EXERCISE DETAILS: Copy out each line of the material in which the word "matplotlib" appears.

DATASET EXTRACT:
____

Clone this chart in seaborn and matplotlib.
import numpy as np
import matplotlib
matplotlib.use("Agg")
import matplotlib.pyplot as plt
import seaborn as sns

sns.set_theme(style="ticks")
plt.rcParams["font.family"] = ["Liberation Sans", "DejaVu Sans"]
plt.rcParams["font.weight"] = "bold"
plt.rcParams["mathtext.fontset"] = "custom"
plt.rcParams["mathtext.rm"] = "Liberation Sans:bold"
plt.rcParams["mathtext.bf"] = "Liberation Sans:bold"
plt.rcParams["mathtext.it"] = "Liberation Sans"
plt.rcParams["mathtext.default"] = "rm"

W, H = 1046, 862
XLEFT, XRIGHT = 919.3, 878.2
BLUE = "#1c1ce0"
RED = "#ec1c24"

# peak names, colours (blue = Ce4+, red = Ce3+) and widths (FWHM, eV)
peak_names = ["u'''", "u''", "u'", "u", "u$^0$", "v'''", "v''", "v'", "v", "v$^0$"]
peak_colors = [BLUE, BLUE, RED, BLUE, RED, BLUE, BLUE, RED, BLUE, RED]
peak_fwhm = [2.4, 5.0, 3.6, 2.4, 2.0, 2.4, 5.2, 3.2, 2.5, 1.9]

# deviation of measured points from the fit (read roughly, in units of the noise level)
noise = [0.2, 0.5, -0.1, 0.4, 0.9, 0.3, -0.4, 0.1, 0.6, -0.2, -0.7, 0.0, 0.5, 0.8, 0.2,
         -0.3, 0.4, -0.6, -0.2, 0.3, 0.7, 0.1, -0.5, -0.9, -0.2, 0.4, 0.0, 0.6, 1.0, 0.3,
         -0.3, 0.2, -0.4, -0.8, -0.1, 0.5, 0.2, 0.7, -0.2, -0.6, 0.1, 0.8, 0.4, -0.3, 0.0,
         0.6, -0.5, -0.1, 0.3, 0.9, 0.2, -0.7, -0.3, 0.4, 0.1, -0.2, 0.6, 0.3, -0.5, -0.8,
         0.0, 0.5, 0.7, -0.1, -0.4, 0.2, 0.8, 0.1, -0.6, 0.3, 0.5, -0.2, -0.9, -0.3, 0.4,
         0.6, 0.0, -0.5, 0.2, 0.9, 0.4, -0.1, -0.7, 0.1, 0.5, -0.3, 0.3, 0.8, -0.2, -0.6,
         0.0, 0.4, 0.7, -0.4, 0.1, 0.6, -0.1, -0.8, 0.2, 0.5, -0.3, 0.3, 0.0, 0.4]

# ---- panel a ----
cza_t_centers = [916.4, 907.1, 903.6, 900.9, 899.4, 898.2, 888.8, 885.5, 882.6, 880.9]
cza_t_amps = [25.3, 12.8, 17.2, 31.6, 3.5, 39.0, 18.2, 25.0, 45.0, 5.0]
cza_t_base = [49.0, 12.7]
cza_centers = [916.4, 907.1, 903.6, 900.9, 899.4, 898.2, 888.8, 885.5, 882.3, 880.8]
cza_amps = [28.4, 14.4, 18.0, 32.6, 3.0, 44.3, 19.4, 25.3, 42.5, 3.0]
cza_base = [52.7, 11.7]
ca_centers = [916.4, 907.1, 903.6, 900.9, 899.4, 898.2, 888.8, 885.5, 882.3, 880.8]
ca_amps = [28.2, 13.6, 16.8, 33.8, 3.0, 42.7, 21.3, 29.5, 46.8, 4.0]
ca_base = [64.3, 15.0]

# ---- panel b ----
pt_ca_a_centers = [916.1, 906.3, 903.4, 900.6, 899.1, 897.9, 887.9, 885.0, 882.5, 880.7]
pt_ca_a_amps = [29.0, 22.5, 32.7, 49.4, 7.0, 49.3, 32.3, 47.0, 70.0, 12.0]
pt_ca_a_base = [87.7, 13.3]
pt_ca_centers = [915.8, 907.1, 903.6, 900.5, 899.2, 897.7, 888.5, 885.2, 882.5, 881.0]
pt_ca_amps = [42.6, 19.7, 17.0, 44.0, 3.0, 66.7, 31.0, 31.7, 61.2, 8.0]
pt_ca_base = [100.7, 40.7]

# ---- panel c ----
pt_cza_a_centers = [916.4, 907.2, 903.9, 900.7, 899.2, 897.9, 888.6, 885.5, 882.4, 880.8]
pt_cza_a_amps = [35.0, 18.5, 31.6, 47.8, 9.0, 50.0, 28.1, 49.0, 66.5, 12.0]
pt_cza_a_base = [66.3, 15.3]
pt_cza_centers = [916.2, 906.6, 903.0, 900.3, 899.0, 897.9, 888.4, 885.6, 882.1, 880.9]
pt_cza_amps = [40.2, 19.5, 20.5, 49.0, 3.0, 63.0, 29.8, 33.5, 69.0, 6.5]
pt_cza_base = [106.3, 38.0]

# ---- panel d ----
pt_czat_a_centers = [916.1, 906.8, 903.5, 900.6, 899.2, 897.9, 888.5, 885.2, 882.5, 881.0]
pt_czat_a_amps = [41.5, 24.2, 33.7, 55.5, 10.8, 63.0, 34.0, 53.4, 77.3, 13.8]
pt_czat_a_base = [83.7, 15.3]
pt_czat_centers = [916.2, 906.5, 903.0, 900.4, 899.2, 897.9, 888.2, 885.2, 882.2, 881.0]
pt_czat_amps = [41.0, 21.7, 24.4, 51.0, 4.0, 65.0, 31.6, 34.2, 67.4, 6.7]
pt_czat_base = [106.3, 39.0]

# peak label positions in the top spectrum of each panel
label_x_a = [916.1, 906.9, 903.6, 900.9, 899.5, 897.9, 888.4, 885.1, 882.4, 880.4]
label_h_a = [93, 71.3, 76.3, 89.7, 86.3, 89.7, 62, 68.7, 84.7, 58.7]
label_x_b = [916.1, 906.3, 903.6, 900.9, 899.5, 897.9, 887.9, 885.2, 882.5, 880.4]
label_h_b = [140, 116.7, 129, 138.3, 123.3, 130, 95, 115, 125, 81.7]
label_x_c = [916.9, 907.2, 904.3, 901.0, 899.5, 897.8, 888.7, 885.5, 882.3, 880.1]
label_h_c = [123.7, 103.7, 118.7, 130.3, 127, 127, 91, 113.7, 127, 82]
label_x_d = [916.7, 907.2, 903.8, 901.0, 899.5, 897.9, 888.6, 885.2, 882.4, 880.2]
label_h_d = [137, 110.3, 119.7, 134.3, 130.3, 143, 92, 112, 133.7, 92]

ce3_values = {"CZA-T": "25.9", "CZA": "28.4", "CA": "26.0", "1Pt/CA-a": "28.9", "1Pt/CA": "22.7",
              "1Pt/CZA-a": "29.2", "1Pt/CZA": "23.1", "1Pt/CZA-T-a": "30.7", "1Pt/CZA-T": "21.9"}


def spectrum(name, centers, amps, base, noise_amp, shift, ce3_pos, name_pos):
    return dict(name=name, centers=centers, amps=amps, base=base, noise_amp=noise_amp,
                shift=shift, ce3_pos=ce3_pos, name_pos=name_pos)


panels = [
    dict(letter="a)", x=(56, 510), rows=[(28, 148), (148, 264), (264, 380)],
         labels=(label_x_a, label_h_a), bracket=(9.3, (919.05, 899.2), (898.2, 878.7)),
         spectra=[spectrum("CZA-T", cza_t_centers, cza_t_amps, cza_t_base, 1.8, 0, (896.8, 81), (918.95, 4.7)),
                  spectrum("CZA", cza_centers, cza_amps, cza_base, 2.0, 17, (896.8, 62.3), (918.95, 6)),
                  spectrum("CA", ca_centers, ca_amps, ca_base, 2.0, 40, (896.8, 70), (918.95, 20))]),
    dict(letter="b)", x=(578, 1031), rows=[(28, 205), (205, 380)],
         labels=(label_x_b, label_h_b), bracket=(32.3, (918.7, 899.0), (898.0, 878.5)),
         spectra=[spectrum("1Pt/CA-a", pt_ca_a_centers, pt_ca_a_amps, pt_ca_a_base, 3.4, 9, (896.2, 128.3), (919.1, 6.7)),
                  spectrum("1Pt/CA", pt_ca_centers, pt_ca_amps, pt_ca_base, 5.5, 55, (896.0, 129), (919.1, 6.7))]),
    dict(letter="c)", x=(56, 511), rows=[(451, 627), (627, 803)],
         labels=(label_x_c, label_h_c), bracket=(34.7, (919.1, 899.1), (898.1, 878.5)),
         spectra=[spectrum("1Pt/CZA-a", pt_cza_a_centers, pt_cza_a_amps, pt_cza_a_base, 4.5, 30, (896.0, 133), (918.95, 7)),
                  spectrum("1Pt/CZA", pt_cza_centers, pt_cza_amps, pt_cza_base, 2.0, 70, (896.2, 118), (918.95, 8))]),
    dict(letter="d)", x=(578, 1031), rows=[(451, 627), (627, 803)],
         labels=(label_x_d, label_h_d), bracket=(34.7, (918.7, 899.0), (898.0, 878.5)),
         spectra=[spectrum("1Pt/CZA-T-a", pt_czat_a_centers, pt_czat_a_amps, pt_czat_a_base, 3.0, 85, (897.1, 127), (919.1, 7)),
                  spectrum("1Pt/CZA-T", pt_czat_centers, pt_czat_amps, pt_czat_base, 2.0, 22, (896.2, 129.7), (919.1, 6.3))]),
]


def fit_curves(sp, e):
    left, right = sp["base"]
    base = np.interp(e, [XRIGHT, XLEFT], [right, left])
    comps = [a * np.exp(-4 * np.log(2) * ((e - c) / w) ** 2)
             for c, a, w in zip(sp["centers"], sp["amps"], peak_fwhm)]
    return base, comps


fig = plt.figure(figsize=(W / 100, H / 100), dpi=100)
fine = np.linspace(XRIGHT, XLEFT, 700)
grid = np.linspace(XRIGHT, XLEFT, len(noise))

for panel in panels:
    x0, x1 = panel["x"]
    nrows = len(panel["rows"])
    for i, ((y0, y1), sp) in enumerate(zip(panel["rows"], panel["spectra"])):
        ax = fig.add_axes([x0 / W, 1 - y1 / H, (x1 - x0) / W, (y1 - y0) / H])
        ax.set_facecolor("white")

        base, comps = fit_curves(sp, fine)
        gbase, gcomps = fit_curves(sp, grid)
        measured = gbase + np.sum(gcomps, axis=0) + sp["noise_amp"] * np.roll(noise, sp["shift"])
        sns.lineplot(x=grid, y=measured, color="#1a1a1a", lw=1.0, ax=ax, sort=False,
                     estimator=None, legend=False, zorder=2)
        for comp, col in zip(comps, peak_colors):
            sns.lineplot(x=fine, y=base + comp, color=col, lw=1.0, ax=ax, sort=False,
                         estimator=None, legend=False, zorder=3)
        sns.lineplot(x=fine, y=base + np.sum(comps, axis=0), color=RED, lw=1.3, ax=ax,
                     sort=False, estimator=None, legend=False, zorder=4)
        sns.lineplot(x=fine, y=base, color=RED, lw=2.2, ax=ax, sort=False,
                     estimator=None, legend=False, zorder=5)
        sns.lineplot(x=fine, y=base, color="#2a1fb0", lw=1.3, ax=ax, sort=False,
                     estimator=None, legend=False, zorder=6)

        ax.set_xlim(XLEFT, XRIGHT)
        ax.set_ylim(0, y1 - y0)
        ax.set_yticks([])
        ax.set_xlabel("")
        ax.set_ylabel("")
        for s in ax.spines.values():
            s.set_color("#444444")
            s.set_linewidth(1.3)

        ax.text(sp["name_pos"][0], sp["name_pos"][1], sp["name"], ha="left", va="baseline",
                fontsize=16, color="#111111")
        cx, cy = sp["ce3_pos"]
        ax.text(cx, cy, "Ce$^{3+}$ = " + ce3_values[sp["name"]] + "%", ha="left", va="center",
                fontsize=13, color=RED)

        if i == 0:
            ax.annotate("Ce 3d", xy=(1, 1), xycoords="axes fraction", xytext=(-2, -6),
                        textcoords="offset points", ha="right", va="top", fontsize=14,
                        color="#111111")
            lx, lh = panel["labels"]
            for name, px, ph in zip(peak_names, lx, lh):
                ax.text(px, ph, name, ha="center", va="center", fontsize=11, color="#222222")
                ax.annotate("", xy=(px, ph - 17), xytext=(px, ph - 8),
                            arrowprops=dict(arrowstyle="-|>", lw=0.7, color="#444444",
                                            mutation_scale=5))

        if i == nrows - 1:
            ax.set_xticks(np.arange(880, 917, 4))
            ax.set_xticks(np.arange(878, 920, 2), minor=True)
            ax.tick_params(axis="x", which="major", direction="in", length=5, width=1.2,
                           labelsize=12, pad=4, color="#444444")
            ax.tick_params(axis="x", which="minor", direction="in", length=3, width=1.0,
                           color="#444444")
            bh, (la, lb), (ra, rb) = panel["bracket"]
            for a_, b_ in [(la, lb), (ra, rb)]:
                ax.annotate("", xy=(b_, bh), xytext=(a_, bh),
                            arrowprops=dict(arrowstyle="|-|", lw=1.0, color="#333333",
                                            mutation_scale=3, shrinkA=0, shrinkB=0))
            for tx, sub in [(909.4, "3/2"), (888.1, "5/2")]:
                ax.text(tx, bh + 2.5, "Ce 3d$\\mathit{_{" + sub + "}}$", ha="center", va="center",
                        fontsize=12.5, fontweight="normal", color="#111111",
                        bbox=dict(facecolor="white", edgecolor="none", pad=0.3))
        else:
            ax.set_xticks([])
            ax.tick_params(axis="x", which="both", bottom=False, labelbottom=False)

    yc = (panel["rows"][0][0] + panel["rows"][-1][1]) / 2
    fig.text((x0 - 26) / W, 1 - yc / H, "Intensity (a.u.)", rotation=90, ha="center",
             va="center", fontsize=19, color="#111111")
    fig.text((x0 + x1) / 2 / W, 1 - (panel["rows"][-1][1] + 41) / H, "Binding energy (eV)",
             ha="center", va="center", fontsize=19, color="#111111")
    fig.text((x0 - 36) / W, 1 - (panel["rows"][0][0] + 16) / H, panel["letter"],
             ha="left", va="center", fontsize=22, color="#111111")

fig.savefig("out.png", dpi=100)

____

EXPECTED ANSWER:
Clone this chart in seaborn and matplotlib.
import matplotlib
matplotlib.use("Agg")
import matplotlib.pyplot as plt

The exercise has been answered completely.